R.: Pierre Huyghe utilisé l’expression « no knowledge zones » (zones de non-savoir) depuis le début des années 90. Je préfère parler de « non-concept », ou de scepticisme. Le savoir n’est qu’une option parmi d’autres. Cette catégorisation prend toute son importance à l’âge du capitalisme triomphant, elle est le résultat d’un travail commun. Il s’agit d’ailleurs moins d’un non-savoir que d’un savoir en train de se constituer. On peut avoir l’esprit ouvert sans forcément être hostile à un « discours ». Michel de Certeau et Avital Ronel ont ainsi étudié l’histoire de la « bêtise »; ils ont montré que la stupidité peut parfois être utilisée comme une ressource. Pour moi donc, toute cette question de « non-savoir » a quelque chose à voir avec celle de la « bêtise », avec notre relation à la prétendue question de l’animalité. Donna Haraway qui m’a conseillée a développé une théorie sur l’évolution inégale et combinée des espèces. Nous pourrions envisager une démocratie où les chiens voteraient. C’est un paradoxe. Désirs, espoirs, modes de pensée ou de comportement, tout cela suppose que nous partions de ce que l’homme a déjà accompli. Or les chiens ont accumulé, en terme de mémoire olfactive par exemple, un savoir qui pour nous s’est perdu depuis longtemps. Nous commençons à considérer qu’il existe aussi une intention première chez les abeilles. Beaucoup de travaux d’artiste sont consacrés à ces savoirs particuliers aux différentes espèces, ou même à ceux des objets inanimés, comme les minéraux. Pierre Huyghe a développé un projet où les éléments organiques, les plantes, l’animal, humain ou non humain, et une sculpture, donc un objet inerte, sont utilisés conjointement pour réaliser l’oeuvre définitive. …

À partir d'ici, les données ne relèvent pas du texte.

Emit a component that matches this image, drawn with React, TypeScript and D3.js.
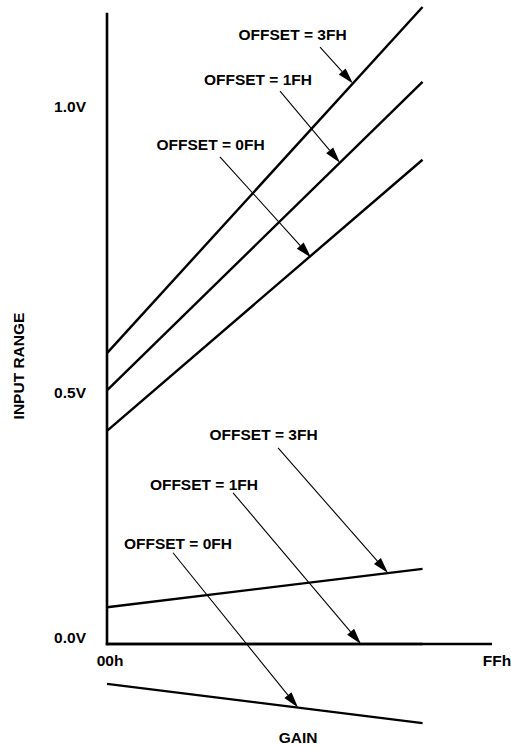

Je me suis rendue à Svalbard pour un voyage de recherche …Le Svalbard Global Seed Vault est un projet conçu par Cary Fowler. C’est une chambre forte où l’on conserve des semences collectées dans le monde entier… Je suis plutôt favorable à une dispersion dans des banques locales, plus à même de garantir la biodiversité… La firme Monsanto est en train de tirer un trait sur la biodiversité pour des raisons purement capitalistes. … Je n’utilise pas le terme d »écologie » parce que c’est un mot vieilli, associé à la protection de l’environnement. Les questions brûlantes aujourd’hui, ce sont les écosystèmes, le développement durable, la diversité. Mark Dion est très intéressé par ce que nous appelons la nature. Un des projets de Christian Philipp Müller concerne les banques de semences locales. Il s’agit ici de nourriture dans une perspective individuelle, où chacun aurait la possibilité de produire sa propre nourriture. Il y a un équilibre à trouver entre les savoirs anciens et la science contemporaine. C’est tout l’enjeu de la question des semences, et beaucoup d’artistes y réfléchissent aujourd’hui.

Q.: Vous avez développé le concept d' »ontologies composites » pour rendre compte des conditions paradoxales de la vie et des productions artistiques contemporaines. Pouvez-vous retracer la façon dont le paradoxe façonne votre approche?

R.: L’idée de départ, c’est le langage développé par internet: comment arriver à mettre en relation des choses qui portent des noms divers? Cette documenta prend acte de l’impossibilité des « ontologies composites ». Il faut plutôt chercher du côté des princesses de Bactriane ou du Métronome de Man Ray. Si vous lancez une recherche sur google pour « métronome Man Ray », vous obtenez l’historique de ses transformations successives depuis l’objet original datant de 1922 qui a été détruit. Son nom aussi change au fil du temps, vous trouverez Objet à détruire puis Objet indestructible. Le Métronome est le premier « témoin » de l’œuvre de Man Ray. Il y a une histoire matérielle de cet objet. Chacune des pièces présentées dans le « cerveau » est en relation indirecte avec d’autres, installées à l’extérieur. Ainsi, le Métronome est en lien avec The Refusal of Time de Kentridge.